The pretender of Portugal, Don Antonio, prior of Crato, was also in Paris; and it was the policy of both the French and the English governments to protect his person, and to make use of him as a rod over the head of Philip.

Having escaped, after the most severe sufferings, in the mountains of Spain, where he had been tracked like a wild beast, with a price of thirty thousand crowns placed upon his head, he was now most anxious to stir the governments of Europe into espousing his cause, and into attacking Spain through the recently acquired kingdom of Portugal.
Meantime, he was very desirous of some active employment, to keep himself from starving, and conceived the notion, that it would be an excellent thing for the Netherlands and himself, were he to make good to them the loss of William the Silent.
"Don Antonio," wrote Stafford, "made a motion to me yesterday, to move her Majesty, that now upon the Prince of Orange's death, as it is a necessary thing for them to have a governor and head, and him to be at her Majesty's devotion, if her Majesty would be at the means to work it for him, she should be assured nobody should be more faithfully tied in devotion to her than he.
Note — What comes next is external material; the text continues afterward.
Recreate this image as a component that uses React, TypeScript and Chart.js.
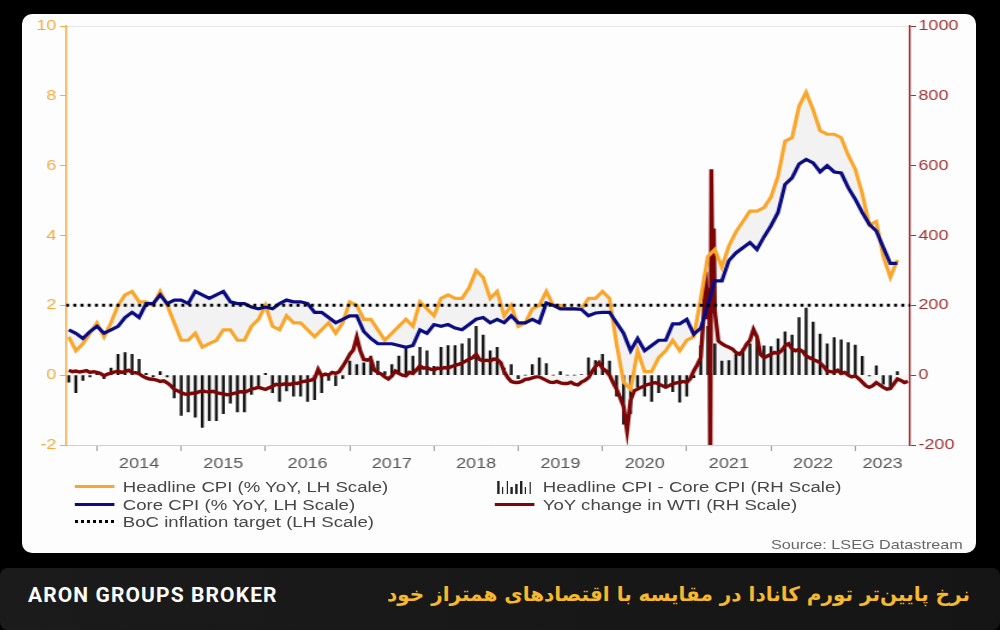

Truly you would pity the poor man's case, who is almost next door to starving in effect." A starving condition being, however, not the only requisite in a governor and head to replace the Prince of Orange, nothing came of this motion.
Don Antonio remained in Paris, in a pitiable plight, and very much environed by dangers; for the Duke of Guise and his brother had undertaken to deliver him into the hands of Philip the Second, or those of his ministers, before the feast of St.John of the coming year.

Fifty thousand dollars were to be the reward of this piece of work, combined with other services; "and the sooner they set about it the better," said Philip, writing a few months later, "for the longer they delay it, the less easy will they find it."' The money was never earned, however, and meantime Don Antonio made himself as useful as he could, in picking up information for Sir Edward Stafford and the other opponents of Spanish policy in Paris.
The English envoy was much embarrassed by the position of affairs.